Tracking diploma outcomes by population continues to be a challenge, especially as the number of graduation options multiplies. New York state has offered science and math diploma endorsements for several years, but by press time could not produce numbers on how many graduates now hold diplomas with those honors.
Colorado officials say they’re aware of the challenges. By 2021, districts will have to report how they’re meeting the state’s graduation guidelines, including options for students to demonstrate that they’re ready for college and careers, said Misti Ruthven, the state’s executive director of student pathways.
Making It Count
Colorado and Ohio also expect students to apply their skills in relevant capstone demonstrations that, presumably, would be partially overseen by local employers.
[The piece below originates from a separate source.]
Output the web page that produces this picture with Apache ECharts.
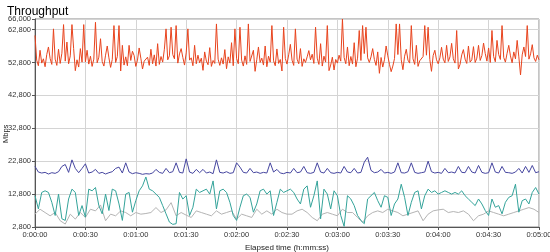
<!DOCTYPE html>
<html><head><meta charset="utf-8">
<script src="https://cdn.jsdelivr.net/npm/echarts@6/dist/echarts.min.js"></script>
<style>html,body{margin:0;padding:0;background:#fff}#c{width:550px;height:252px}</style>
</head><body><div id="c"></div>
<script>
// Elapsed time axis ticks (seconds) and labels
const xTicks = [0,30,60,90,120,150,180,210,240,270,300];
const xTickLabels = ["0:00:00","0:00:30","0:01:00","0:01:30","0:02:00","0:02:30","0:03:00","0:03:30","0:04:00","0:04:30","0:05:00"];
const yTickLabels = ["2,800","12,800","22,800","32,800","42,800","52,800","62,800","66,000"];

// Sampling steps (seconds) for each series
const redStep = 1, blueStep = 2, tealStep = 2, grayStep = 3;

// Red series (1 s samples)
const redValues = [
61000,53500,51800,56500,52600,53900,51500,55200,57500,54000,52200,63000,53800,51900,56800,52500,55600,64300,53200,59000,
52400,54800,64300,57000,50300,53600,51400,57000,52900,64300,53000,56500,52300,54700,51600,53800,65000,52700,54400,60000,
53100,51700,55000,57800,54200,51300,53700,64000,52800,54600,64000,50200,58000,52000,54500,51800,58000,53400,56200,54900,
51600,53500,57200,54100,50800,53200,52700,54400,51900,56800,52400,55100,51700,58500,52200,54600,52900,56800,63000,53600,
54800,63500,55200,53900,64000,52600,55400,57000,54300,52000,55700,63000,53500,54200,51800,58000,52400,55000,52700,54100,
50400,56000,53200,52100,57300,51600,53400,52500,64500,53800,51900,54200,52300,56700,50900,54500,52600,58800,51800,63000,
54000,52400,63500,53500,51700,54800,52200,64500,53100,52600,56500,50100,53600,57500,52800,54100,52000,57800,51500,54700,
52900,64000,53300,51800,56900,52500,53700,50200,63500,54000,52300,55100,58300,53500,51900,63000,53800,52400,57000,51600,
53900,52800,54500,56400,53600,55300,52500,63500,54100,52200,58500,51700,54700,52900,64000,50300,52000,54400,50500,53700,
52600,55000,53200,66000,54300,52400,57500,51800,54600,52300,58800,51500,54100,62500,53400,64000,55500,63500,54200,52800,
54500,57000,53700,51900,56000,49500,54300,51400,53600,57800,54800,52200,50000,51700,54000,64500,55200,64500,53600,50600,
54700,56800,53500,52600,64000,53900,52200,58000,51600,53300,52900,54600,64000,55000,63500,53700,50100,54900,56500,53600,
52400,54200,57400,53800,52700,58000,53100,54500,58600,53900,52600,62500,50800,52200,55100,56700,53800,52500,57800,52900,
53600,57600,52800,54100,58000,53400,54900,58700,55500,53200,57200,52800,62500,54600,53000,59500,55200,53700,64000,54300,
52900,55600,58000,54800,52700,56000,53900,59500,54500,49000,55100,57500,54600,64000,53800,55400,58200,54200,53100,55000,
53600];

// Blue series (2 s samples)
const blueValues = [
21200,19500,19200,19400,18900,19300,19100,19600,21200,21800,
19400,23200,20600,19300,20600,22000,19200,19500,20300,19100,
19400,18900,19300,19600,20600,21000,19200,22300,19500,19000,
19300,19100,18800,19000,18900,19200,20300,19400,19100,20600,
19300,19600,22300,19400,19200,23500,19500,19100,20300,19300,
20300,19200,19500,19000,23200,19400,19200,19600,19100,19300,
22300,21000,19400,19200,20600,19300,19500,19100,19400,19200,
22300,19500,20300,19200,19000,19400,19200,20600,19300,19500,
21200,19300,19100,19400,22300,19500,19200,20600,19300,19100,
19400,19200,21200,19500,19300,20600,19200,19400,22500,24000,
20000,19300,19500,20300,19200,19400,19100,19500,22300,19300,
19200,19600,22300,19400,19100,19300,19500,22800,19600,19200,
19400,19100,20600,19300,19500,19200,21200,19400,19300,21200,
19500,19200,21500,19400,19100,19300,22300,19500,19200,21200,
19400,19300,19100,19500,20600,19200,21200,19400,21500,19300,19600];

// Teal series (2 s samples)
const tealValues = [
12300,8300,13300,13800,13300,10300,6300,12800,5300,4800,
11300,14300,13300,6300,9300,5800,14300,13800,14800,9300,
6800,12800,7800,14300,13800,9800,4800,12800,13300,7300,
10800,13800,15300,18000,14300,13800,12800,11800,9300,6800,
4300,3600,3800,13300,11300,12300,6300,8800,14300,13300,
13800,14300,12800,16800,8300,13800,14300,13300,10300,6300,
4800,8800,12300,12800,11800,7300,9800,13800,14300,12800,
13800,6300,10300,14300,13300,13800,14300,13300,11300,9800,
14300,15300,8800,12300,16800,5300,14300,12800,8300,13800,
12300,6300,3000,12300,11300,9300,6300,4800,3800,11300,
12300,13300,10800,8800,12300,11800,6300,9800,11300,15800,
11800,6300,10300,13300,13800,8300,12300,14300,13300,13800,
12800,13300,13800,13300,12800,13300,12800,13800,12300,11300,
10300,9300,11300,9800,7800,6300,11300,8800,9300,6800,
10300,11800,12300,15800,7300,10800,11300,9800,13300,14800,12800];

// Gray series (3 s samples)
const grayValues = [
6700,8200,7200,6200,7200,4700,3700,6700,5200,7200,
5700,8200,7700,9500,4700,6700,6200,7700,7200,6200,
7200,6700,6900,7200,8700,7200,8000,10200,6200,7200,
6400,5700,7700,7200,6700,6200,7700,6700,7200,7700,
5200,6700,6200,5700,8200,6700,7700,6700,8200,7200,
6700,6700,7700,8200,7200,5700,4700,6700,7200,6700,
6200,8200,7200,7200,5700,4200,6200,7200,7700,7200,
8200,7700,7200,6200,6700,7200,7700,4700,6700,7700,
8000,8200,7200,7500,7200,7700,6700,4700,6200,6700,
7700,7200,6700,6200,6700,7200,7700,8200,8700,8200,7200];

function pairs(values, step){ return values.map((v,i)=>[i*step, v]); }
const FONT = "Liberation Sans";
const chart = echarts.init(document.getElementById('c'), null, {renderer:'canvas'});
chart.setOption({
  animation:false,
  backgroundColor:'#fff',
  title:{text:'Throughput', left:2, top:1, textStyle:{fontFamily:FONT, fontSize:12, fontWeight:'normal', color:'#000'}},
  grid:{left:35, right:11, top:19, bottom:25, outerBoundsMode:'none', containLabel:false,
        show:true, borderColor:'#8a8a8a', borderWidth:1, backgroundColor:'transparent'},
  graphic:[{type:'text', x:2, y:143, rotation:Math.PI/2,
    style:{text:'Mbps', fontFamily:FONT, fontSize:7.5, fill:'#222', textVerticalAlign:'top'}}],
  xAxis:{
    type:'value', min:0, max:300, interval:30,
    name:'Elapsed time (h:mm:ss)', nameLocation:'middle', nameGap:17,
    nameTextStyle:{fontFamily:FONT, fontSize:8, color:'#222'},
    axisLine:{show:true, lineStyle:{color:'#555', width:1}},
    axisTick:{show:true, length:3, lineStyle:{color:'#555'}},
    axisLabel:{fontFamily:FONT, fontSize:7.5, color:'#333', margin:4,
      formatter:(v)=>{const i=xTicks.indexOf(Math.round(v)); return i>=0?xTickLabels[i]:'';}},
    splitLine:{show:true, lineStyle:{color:'#d4d4d4', width:1}}
  },
  yAxis:{
    type:'value', min:2800, max:66000, interval:10000,
    axisLine:{show:true, lineStyle:{color:'#555', width:1}},
    axisTick:{show:true, length:3, lineStyle:{color:'#555'}},
    axisLabel:{fontFamily:FONT, fontSize:7.5, color:'#333', margin:4,
      formatter:(v)=>{const s=Math.round(v).toLocaleString('en-US'); return yTickLabels.includes(s)?s:'';}},
    splitLine:{show:true, lineStyle:{color:'#d4d4d4', width:1}}
  },
  series:[
    {name:'gray', type:'line', data:pairs(grayValues,grayStep), showSymbol:false, lineStyle:{color:'#b4b4b4', width:1}, itemStyle:{color:'#b4b4b4'}},
    {name:'teal', type:'line', data:pairs(tealValues,tealStep), showSymbol:false, lineStyle:{color:'#34a39a', width:1}, itemStyle:{color:'#34a39a'}},
    {name:'blue', type:'line', data:pairs(blueValues,blueStep), showSymbol:false, lineStyle:{color:'#4646a0', width:1}, itemStyle:{color:'#4646a0'}},
    {name:'red', type:'line', data:pairs(redValues,redStep), showSymbol:false, lineStyle:{color:'#e8441e', width:1}, itemStyle:{color:'#e8441e'}}
  ]
});
</script></body></html>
“That’s the tough part; as these things become more popular, they quickly strain the ability of employers to meet [student] demand,” said Change the Equation’s von Zastrow. “They’re not used to this. It’s not something they’ve built into their workflow in any meaningful way.”
And whether STEM seals will gain widespread currency among employers remains to be seen. What von Zastrow doesn’t want is for the endorsements to wind up as diploma “flair”—attractive, but ultimately useless because they don’t signify anything to colleges or to employers.
Ohio is already reaching out to higher education, said Tess Elshoff, the president of the state’s board of education, “in the hopes that possibly down the road once it’s implemented, colleges will recognize that students have emphasis in this area, and it will open up doors in certain departments and majors,” she said.
And Colorado has help in the form of an active business community said Kelly Caufield, the director of policy and advocacy for Colorado Succeeds, a group of businesses that are pushing for better alignment between school and work.
“Something that’s been so hard the last 30 years is figuring out how business can engage strategically with K-12 and higher ed.,” she said. “This makes sure business is at the table. Employers need to be part of the conversation of what will constitute a STEM diploma.”